Last words: I will be driven out of country
A 70-year-old villager from East Burdwan’s Ausgram died early on Saturday from a heart attack that family members said he suffered because of panic over the Citizenship (Amendment) Act.
“On the way to hospital, I could hear him murmur that he was going to be driven out of the country,” said Raju Mian, the nephew of the deceased Giasuddin Mian.
Giasuddin, a resident of Shibda village, had panicked after the passing of the amended law in Parliament last Wednesday and had been “restless” about securing land-related papers.

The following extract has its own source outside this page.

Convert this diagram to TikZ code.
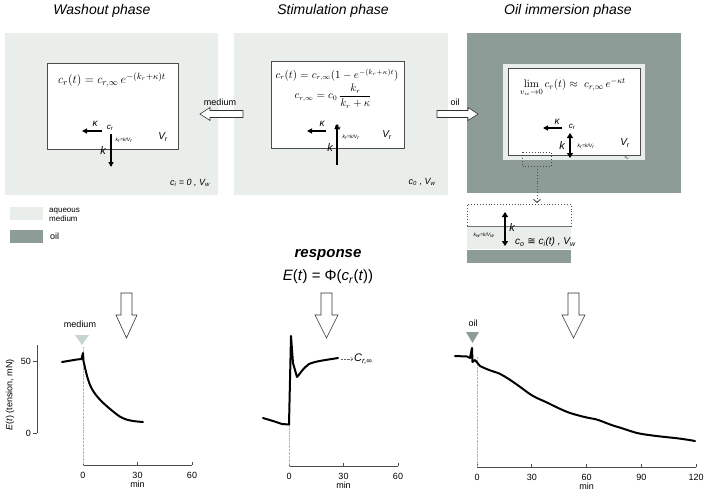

“My uncle would sit in front of the TV for long hours, watching news channels to find out more about the CAA. He was worried in particular about the misspelling of his name on his Aadhaar card, where his birth day also was incorrect,” Raju said.
Others in the family also said that Giasuddin had grown restive last week after rushing from office to office trying unsuccessfully to rectify the errors.

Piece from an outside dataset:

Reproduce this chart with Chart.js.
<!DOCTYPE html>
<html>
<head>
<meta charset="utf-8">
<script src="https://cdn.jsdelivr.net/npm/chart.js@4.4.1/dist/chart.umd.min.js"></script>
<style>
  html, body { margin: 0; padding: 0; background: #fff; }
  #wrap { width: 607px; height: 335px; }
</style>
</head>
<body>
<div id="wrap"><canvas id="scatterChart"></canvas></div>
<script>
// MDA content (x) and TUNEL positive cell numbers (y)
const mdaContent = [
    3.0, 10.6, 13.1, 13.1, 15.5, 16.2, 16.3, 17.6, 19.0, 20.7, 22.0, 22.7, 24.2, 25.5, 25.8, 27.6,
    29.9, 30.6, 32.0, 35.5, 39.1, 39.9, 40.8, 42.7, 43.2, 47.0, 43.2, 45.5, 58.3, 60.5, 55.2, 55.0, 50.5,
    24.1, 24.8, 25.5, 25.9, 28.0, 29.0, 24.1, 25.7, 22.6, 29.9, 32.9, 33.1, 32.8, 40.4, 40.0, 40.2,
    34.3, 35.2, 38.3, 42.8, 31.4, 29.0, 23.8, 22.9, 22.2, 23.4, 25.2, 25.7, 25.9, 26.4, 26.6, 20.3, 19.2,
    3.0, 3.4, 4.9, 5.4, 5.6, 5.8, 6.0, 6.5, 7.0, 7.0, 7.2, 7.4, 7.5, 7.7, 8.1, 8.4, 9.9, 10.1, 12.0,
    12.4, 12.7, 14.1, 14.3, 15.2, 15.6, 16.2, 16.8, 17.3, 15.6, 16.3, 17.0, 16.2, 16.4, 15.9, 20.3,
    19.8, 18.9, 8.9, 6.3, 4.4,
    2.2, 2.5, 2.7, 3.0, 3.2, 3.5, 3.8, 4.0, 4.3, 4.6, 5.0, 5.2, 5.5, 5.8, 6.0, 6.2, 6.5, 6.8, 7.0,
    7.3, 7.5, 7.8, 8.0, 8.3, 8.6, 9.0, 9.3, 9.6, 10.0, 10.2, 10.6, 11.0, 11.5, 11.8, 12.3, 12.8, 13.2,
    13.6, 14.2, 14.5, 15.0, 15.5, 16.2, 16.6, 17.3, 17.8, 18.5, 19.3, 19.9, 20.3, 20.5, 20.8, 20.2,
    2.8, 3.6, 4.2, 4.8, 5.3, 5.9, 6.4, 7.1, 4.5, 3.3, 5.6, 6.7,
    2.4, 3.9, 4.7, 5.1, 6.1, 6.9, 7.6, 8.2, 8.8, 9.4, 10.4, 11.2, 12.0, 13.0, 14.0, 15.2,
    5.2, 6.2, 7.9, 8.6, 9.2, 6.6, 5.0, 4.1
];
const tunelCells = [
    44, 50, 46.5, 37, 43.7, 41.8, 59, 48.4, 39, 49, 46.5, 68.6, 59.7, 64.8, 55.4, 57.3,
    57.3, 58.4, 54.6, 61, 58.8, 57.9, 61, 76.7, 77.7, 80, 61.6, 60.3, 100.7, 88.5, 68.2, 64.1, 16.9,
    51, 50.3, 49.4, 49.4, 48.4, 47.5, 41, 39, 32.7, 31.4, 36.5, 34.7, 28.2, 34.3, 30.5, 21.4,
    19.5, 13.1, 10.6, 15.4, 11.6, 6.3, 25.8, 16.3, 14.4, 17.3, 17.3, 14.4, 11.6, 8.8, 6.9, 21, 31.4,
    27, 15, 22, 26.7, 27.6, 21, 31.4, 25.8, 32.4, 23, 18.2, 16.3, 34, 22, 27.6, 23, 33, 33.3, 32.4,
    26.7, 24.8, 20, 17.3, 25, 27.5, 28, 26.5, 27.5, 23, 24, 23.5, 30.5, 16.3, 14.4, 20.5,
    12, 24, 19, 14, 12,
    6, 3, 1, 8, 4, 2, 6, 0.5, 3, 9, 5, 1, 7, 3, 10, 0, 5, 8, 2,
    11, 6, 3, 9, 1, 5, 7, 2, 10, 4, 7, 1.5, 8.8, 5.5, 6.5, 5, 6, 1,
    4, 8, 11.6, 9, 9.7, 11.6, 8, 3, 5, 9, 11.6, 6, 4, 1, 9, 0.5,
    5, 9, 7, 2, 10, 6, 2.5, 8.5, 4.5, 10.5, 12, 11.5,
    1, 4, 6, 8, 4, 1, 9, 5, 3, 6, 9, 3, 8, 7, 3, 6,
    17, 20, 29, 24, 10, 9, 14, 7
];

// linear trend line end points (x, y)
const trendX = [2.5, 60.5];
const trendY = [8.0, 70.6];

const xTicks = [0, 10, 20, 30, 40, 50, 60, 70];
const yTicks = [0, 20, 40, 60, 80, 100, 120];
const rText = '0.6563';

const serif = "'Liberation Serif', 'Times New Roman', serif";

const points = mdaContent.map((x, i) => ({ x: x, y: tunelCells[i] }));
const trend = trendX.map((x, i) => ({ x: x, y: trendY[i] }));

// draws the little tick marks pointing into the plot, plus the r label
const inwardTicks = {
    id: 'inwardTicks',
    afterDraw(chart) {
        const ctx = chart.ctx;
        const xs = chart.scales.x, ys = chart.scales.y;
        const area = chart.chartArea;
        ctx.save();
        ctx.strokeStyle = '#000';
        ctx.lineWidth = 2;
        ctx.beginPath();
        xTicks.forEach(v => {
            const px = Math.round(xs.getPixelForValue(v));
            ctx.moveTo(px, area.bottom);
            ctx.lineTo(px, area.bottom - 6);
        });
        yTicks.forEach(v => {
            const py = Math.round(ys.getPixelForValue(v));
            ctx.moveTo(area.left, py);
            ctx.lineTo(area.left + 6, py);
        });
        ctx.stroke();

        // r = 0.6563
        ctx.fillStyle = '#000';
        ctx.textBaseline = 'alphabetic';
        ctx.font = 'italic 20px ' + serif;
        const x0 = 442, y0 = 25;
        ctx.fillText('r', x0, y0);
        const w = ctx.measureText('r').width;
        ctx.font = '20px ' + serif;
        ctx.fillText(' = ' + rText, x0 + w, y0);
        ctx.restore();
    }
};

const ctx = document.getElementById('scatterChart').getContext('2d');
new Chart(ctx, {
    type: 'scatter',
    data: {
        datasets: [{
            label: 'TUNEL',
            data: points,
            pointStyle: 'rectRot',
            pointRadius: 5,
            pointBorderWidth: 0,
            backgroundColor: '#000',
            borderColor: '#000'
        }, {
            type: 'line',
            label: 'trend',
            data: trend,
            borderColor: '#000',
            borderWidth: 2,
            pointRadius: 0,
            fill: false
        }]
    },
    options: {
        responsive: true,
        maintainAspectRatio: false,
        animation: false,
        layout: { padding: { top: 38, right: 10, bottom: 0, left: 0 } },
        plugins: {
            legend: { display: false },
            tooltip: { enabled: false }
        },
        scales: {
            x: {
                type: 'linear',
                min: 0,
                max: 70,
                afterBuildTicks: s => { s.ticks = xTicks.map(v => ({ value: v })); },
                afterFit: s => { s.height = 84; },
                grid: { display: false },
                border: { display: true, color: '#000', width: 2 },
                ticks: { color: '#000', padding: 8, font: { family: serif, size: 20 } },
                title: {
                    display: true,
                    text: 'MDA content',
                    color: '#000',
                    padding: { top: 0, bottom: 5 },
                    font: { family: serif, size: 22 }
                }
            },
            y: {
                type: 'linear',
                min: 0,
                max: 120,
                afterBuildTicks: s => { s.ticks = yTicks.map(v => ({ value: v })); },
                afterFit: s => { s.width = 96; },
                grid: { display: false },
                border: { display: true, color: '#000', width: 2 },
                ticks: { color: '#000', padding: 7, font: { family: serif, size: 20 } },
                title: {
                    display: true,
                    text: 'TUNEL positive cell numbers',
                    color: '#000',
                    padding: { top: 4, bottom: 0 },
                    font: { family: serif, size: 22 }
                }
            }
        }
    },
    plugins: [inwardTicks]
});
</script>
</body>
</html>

“He eventually succumbed to a heart attack on Saturday,” said Raju, adding that late on Friday night his uncle had complained of severe chest pain and was rushed to the Guskara block hospital. “He died within three hours of admission,” Raju said.
Sources said Giasuddin, who migrated from Kotalpukur, now in Jharkhand, 40 years ago, earned his living by selling bread in Ausgram. Following the passing of the CAA last week, he had gone to Kotalpukur in search of old documents.
“He had called several relatives in Jharkhand asking them to locate the appropriate documents,” said daughter Rupali Begum. “It is nothing but CAA panic that killed my father,” she added.
Neighbours and friends said on Saturday that Giasuddin had also been worried for his friends and family and had gone out of his way to caution everyone about having the correct papers.
“I tried to convince him that our chief minister has made it clear that people in Bengal would be safe, but he was inconsolable,” said villager and Trinamul leader Kajal Sheikh.